• **Your instructions**
Drop every picture. Then return, exactly, the lines from the beginning of the listing below through the one containing "font=dict(family=FONT, size=17, color=TEXT_COLOR)))".

══════

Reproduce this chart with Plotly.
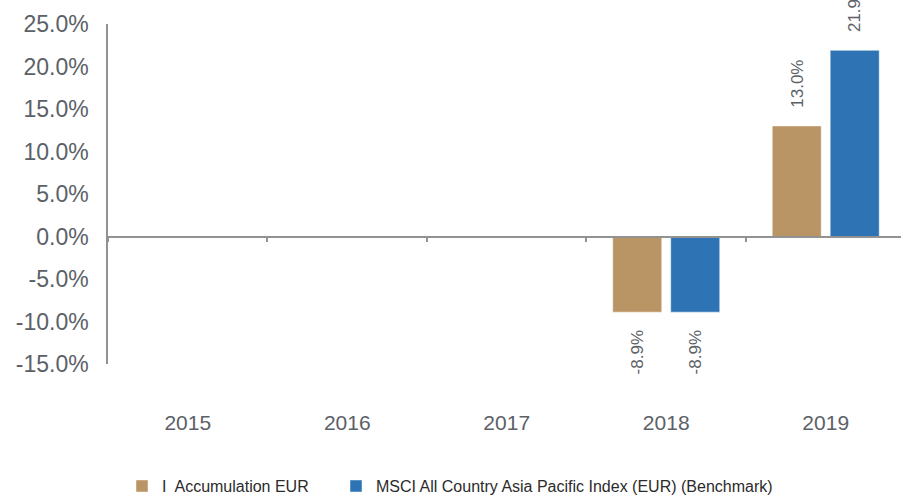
import plotly.graph_objects as go

years = ["2015", "2016", "2017", "2018", "2019"]
fund_name = "I  Accumulation EUR"
bench_name = "MSCI All Country Asia Pacific Index (EUR) (Benchmark)"
fund_vals = [None, None, None, -8.9, 13.0]
bench_vals = [None, None, None, -8.9, 21.9]
y_ticks = [-15, -10, -5, 0, 5, 10, 15, 20, 25]

FUND_COLOR = "#B99464"
BENCH_COLOR = "#2E74B5"
TEXT_COLOR = "#5B6167"
LINE_COLOR = "#929292"
FONT = "Liberation Sans, Arial, sans-serif"

y_min, y_max = y_ticks[0], y_ticks[-1]
x_max = len(years) - 0.5 - 0.028

fig = go.Figure()
fig.add_trace(go.Bar(x=years, y=fund_vals, name=fund_name, legend="legend",
                     marker=dict(color=FUND_COLOR, line=dict(color="rgba(255,255,255,0.45)", width=1))))
fig.add_trace(go.Bar(x=years, y=bench_vals, name=bench_name, legend="legend2",
                     marker=dict(color=BENCH_COLOR, line=dict(color="rgba(255,255,255,0.45)", width=1))))

# rotated value labels
annotations = []
for vals, shift in ((fund_vals, -29), (bench_vals, 29)):
    for i, v in enumerate(vals):
        if v is None:
            continue
        annotations.append(dict(
            x=i, y=v, xref="x", yref="y", text=f"{v:.1f}%", showarrow=False,
            textangle=-90, xshift=shift, yshift=16 if v >= 0 else -16,
            yanchor="bottom" if v >= 0 else "top", xanchor="center",
            font=dict(family=FONT, size=17, color=TEXT_COLOR)))

legend_common = dict(orientation="h", xref="container", yref="container",
                     y=0.018, xanchor="left", yanchor="middle",
                     font=dict(family=FONT, size=16, color="#2B2B2B"),
                     itemclick=False, itemdoubleclick=False,
                     bgcolor="rgba(0,0,0,0)")

fig.update_layout(
    width=901, height=495,
    margin=dict(l=108, r=0, t=24, b=131),
    paper_bgcolor="white", plot_bgcolor="white",
    barmode="group", bargap=0.273, bargroupgap=0.155,
    font=dict(family=FONT, color=TEXT_COLOR),
    annotations=annotations,
    showlegend=True,
    legend=dict(x=122 / 901, **legend_common),
    legend2=dict(x=336 / 901, **legend_common),
    xaxis=dict(type="category", range=[-0.5, x_max], showline=False, ticks="",
               showgrid=False, zeroline=False,
               tickfont=dict(family=FONT, size=21, color=TEXT_COLOR),
               ticklabelstandoff=44),
    xaxis2=dict(overlaying="x", anchor="free",
                position=(0 - y_min) / (y_max - y_min),
                range=[-0.5, x_max], showline=True, linecolor=LINE_COLOR, linewidth=1.5,
                ticks="outside", ticklen=5, tickcolor=LINE_COLOR, tickwidth=1.5,
                tickvals=[i - 0.5 for i in range(len(years) + 1)],
                showticklabels=False, showgrid=False, zeroline=False),
    yaxis=dict(range=[y_min, y_max], tickvals=y_ticks,
               ticktext=[f"{t:.1f}%" for t in y_ticks],
               showline=True, linecolor=LINE_COLOR, linewidth=1.5,
               ticks="", showgrid=False, zeroline=False,
               tickfont=dict(family=FONT, size=23, color=TEXT_COLOR),
               ticklabelstandoff=13),
)
# invisible trace to activate xaxis2
fig.add_trace(go.Scatter(x=[0], y=[0], xaxis="x2", yaxis="y", mode="markers",
                         marker=dict(opacity=0), showlegend=False, hoverinfo="skip"))

fig.write_html("out.html", config={"displayModeBar": False},
               post_script="document.body.style.margin='0';document.body.style.overflow='hidden';")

══════

• **Answer in full**
Reproduce this chart with Plotly.
import plotly.graph_objects as go

years = ["2015", "2016", "2017", "2018", "2019"]
fund_name = "I  Accumulation EUR"
bench_name = "MSCI All Country Asia Pacific Index (EUR) (Benchmark)"
fund_vals = [None, None, None, -8.9, 13.0]
bench_vals = [None, None, None, -8.9, 21.9]
y_ticks = [-15, -10, -5, 0, 5, 10, 15, 20, 25]

FUND_COLOR = "#B99464"
BENCH_COLOR = "#2E74B5"
TEXT_COLOR = "#5B6167"
LINE_COLOR = "#929292"
FONT = "Liberation Sans, Arial, sans-serif"

y_min, y_max = y_ticks[0], y_ticks[-1]
x_max = len(years) - 0.5 - 0.028

fig = go.Figure()
fig.add_trace(go.Bar(x=years, y=fund_vals, name=fund_name, legend="legend",
                     marker=dict(color=FUND_COLOR, line=dict(color="rgba(255,255,255,0.45)", width=1))))
fig.add_trace(go.Bar(x=years, y=bench_vals, name=bench_name, legend="legend2",
                     marker=dict(color=BENCH_COLOR, line=dict(color="rgba(255,255,255,0.45)", width=1))))

# rotated value labels
annotations = []
for vals, shift in ((fund_vals, -29), (bench_vals, 29)):
    for i, v in enumerate(vals):
        if v is None:
            continue
        annotations.append(dict(
            x=i, y=v, xref="x", yref="y", text=f"{v:.1f}%", showarrow=False,
            textangle=-90, xshift=shift, yshift=16 if v >= 0 else -16,
            yanchor="bottom" if v >= 0 else "top", xanchor="center",
            font=dict(family=FONT, size=17, color=TEXT_COLOR)))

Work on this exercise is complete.